False Light Invasion of Privacy
False light is a privacy tort — not technically defamation — that provides a cause of action when someone is portrayed publicly in a false or misleading way that a reasonable person would find highly objectionable. It differs from defamation in that the false light statement need not be defamatory in the traditional sense — it need not damage reputation in the conventional way — but it must portray the plaintiff in a way that reasonable people would find objectionable.
Common false light scenarios: a photograph of a person used to illustrate a story about criminal activity when the person has no connection to the activity; a news story that misattributes quotations; an article that correctly states facts about someone but presents them in a misleading context that creates a false impression. False light requires the same fault standard as defamation for public figures (actual malice) and is not recognized in all states — some states that reject false light as a separate cause of action still allow its substance to be addressed through defamation doctrine.
Defamation Defenses
Understanding the defenses available to defendants is essential to evaluating the viability of a defamation claim:
- Truth: An absolute, complete defense. A true statement, however harmful, is never defamatory. The plaintiff bears the burden of proving falsity; in most jurisdictions, the defendant does not need to prove truth once falsity is in question, though a defendant who can prove truth at trial eliminates all liability.
- Pure opinion: Statements that cannot be proven true or false are protected. The line between protected opinion and actionable statement of fact is determined by the totality of circumstances — specific language, context, and verifiability.
- Absolute privilege: Statements made in certain contexts are absolutely privileged regardless of falsity or malice: statements made in legislative proceedings (floor speeches, committee testimony); statements in judicial proceedings (testimony, court filings); and statements by executive officers in the performance of official duties. Absolute privilege cannot be overcome even by proof of actual malice.

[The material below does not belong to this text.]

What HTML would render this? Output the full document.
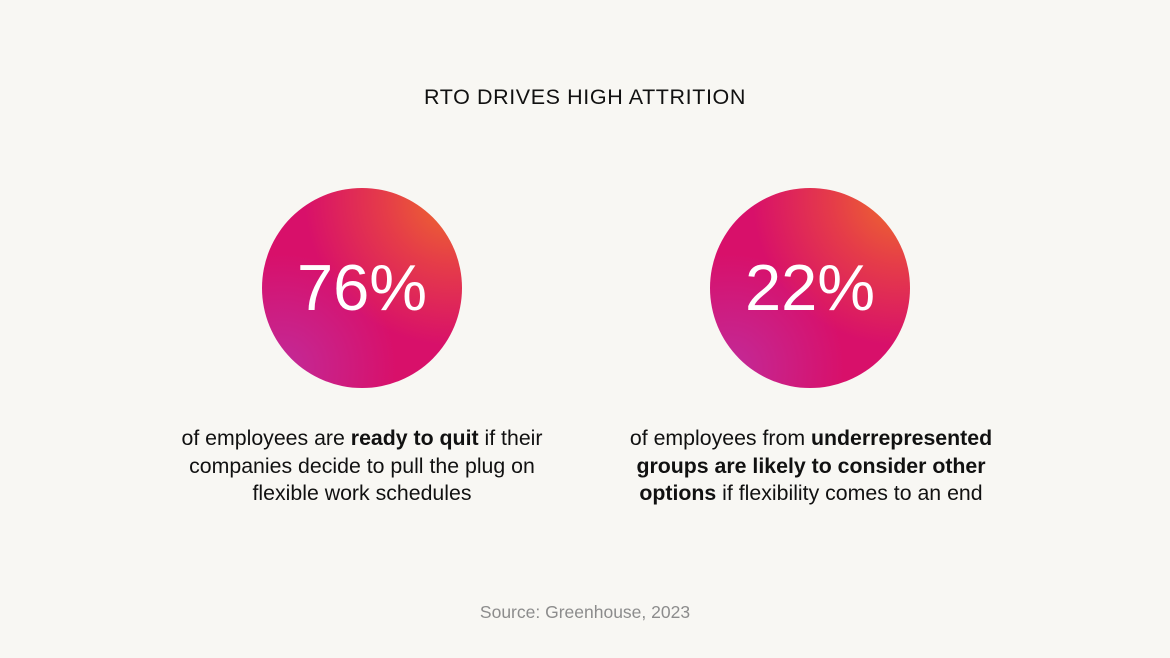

- Qualified privilege: A conditional privilege protecting statements made in certain contexts: employer references (fair and honest assessments of former employees); statements to authorities reporting suspected criminal activity; statements within organizations to those with a legitimate interest in the subject matter. Qualified privilege can be overcome by proof of actual malice — the defendant abused the privilege by knowingly making a false statement.
- Anti-SLAPP: In approximately 30 states, defendants can move to strike defamation claims targeting protected speech on matters of public concern, with fee-shifting if the motion succeeds. The anti-SLAPP risk must be assessed before filing in states with strong anti-SLAPP statutes.